Holy Springpad, Batman – I’ve been Sprung … and why I admit I’m now wrong!
Springpad has busted through the crowded marketplace of developers looking to be the sole provider of that one centralized virtual repository for our critical information, instantaneous thoughts & tasks like a juggernaut on a mission to be number one. Like an Olympic athlete laser focused on winning the gold medal for their country, Springpad has sprung above everyone else and importantly, differentiated themselves in a big and meaningful way. Like a mature thoroughbred looking to win the Kentucky Derby, they have galloped past their competition by scoring the trifecta of excellence: (1) leveraging key technologies in HTML5, iOS and Android platforms; (2) listening … truly listening to user feedback, and (3) applying lessons learned across multiple platforms to provide a seamless user experience no matter where you are in your daily life! Floating like a butterfly and stinging like a bee, this platform once beaten up by me in my previous post on how it’ll never replace Evernote has snuck up on me landing a one-two knockout I wasn’t expecting … it has provided a definitive place in my life that allows it to have meaning and co-exist with Evernote is a very powerful way!
Here are the key areas I believe Springpad has differentiated itself: (1) Brainstorming a project with The Board; (2) Adding notebooks and tags; (3) Integration with Google Calendar; and (4) uniformity across multiple platforms.
Brainstorming a project with The Board
This is a game changer.

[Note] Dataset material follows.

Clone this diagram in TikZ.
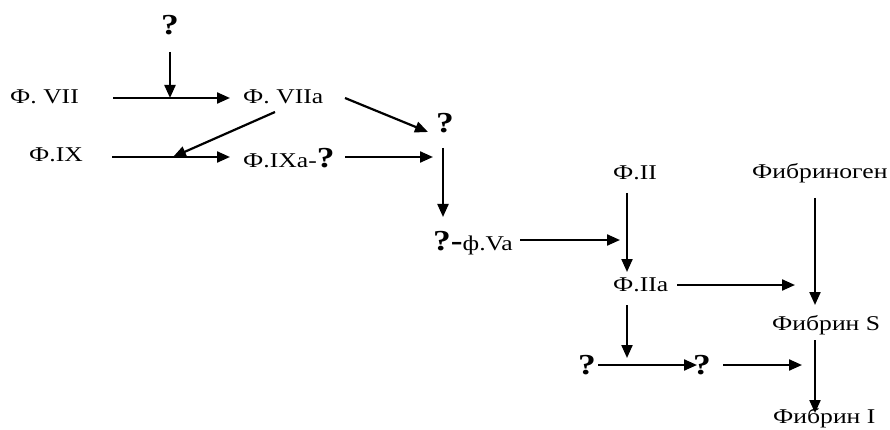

This one enhancement not only leverages key technologies available in HTML5 and iOS platforms, but addresses a challenge that many of us have in transferring what we can feel and touch in the analog world and apply it in the digital world.
I love to brainstorm projects for both work and home on cork boards, whiteboards, and even vision boards. It allows me to visually see not only where I am, but importantly, where I need to go. When the iPad came out, I purchased an app called Corkulous. It allowed me to apply the thinking of a project in the digital world by “feeling” and “touching” sticky notes, photos, etc. to connect my ideas.
When Springpad released The Board it did something critical that I haven’t seen anyone else do right – leverage everything in your life from random thoughts, tasks, calendar events, notes, restaurants, maps, and content from the Internet in one centralized location and allows you to “touch” and “feel” these notes and stickies and tasks and ideas on a virtual board. Leveraging HTML5 and the iOS platform, you can have the same experience no matter where you are in the world.
Adding notebooks and tags
My big hangup in the older version, among others, was the lack of organization in Springpad. It took too long to create one simple note, didn’t have uniformity among platforms, and importantly, I never could understand the categories, types, and built-in apps organizational structure. It didn’t seem to grow organically with how we think and how we process data (or maybe it was just me).
Where Springpad now wins here is two-fold: (1) listening … truly listening and applying feedback provided by so many of it’s users – even the disenchanted ones like myself at one point; and (2) creating an organizational structure mapped around the way we organize, analyze, and process information in our minds.
In the analog world, I used to thrive off off of having many legal pads at my disposal, sticky notes, and of course Moleskine notebooks. In the virtual world, Evernote was the predominant champion here as it allowed for us to not only organize by notebook, but tag our notes with virtual sticky notes. What’s more, is the ability to add files to our notes, serving as virtual folders.
Springpad’s developers I believe heard this message loud and clear and ditched its apps in favor of notebooks and tags. This allows once more for a more seamless transition between the analog and digital worlds. Now, I can quickly choose what area of focus I’m currently involved in, and jump to the appropriate tag or even get things done with the tasks. It helps that the design is beautiful and it can be customized to your personal taste. While it doesn’t have a built-in OCR engine like Evernote (yet), I’m satisfied enough that I can upload my important PDF files and make a note about its importance. I’m not completely sold on Types and Categories, but one man’s confusion may be another’s solution.
Integration with Google Calendar
This will seal the deal for many people. This is where Evernote fails and where so many people wish the platform would win. The conversation need not be framed as a competition, as two of the commentators to my previous post said, but it does help to have a reference point to where people’s pain points and challenges are, and what we want out of a centralized virtual repository.
As you can see in the image, you can create an event in the web app (I did make a request to include this in the iPad and Android devices) and that event will magically show up on your Google calendar. You currently do not have the ability to create an event in your Google calendar and have it appear in Springpad, but I am sure if this is requested, they can figure out a way to make it happen. In the interim though, I’m pleased enough that while I am project planning, any events will show up in my calendar.
On a similar note, creating tasks has also become more meaningful now that there is Google calendar integration – providing you with one place to go to do project planning and task management. You can setup email and SMS reminders for your tasks so you’ll always remember what needs to get done and when.
Springpad has evolved in a big way and has differentiated itself in a very meaningful way for consumers searching for one centralized virtual platform to perform project management at home and work. In particular, by listening to it’s users, leveraging key technologies, and providing a uniform experience across multiple platforms, it now has a permanent place in my workflow … and I hope yours as well!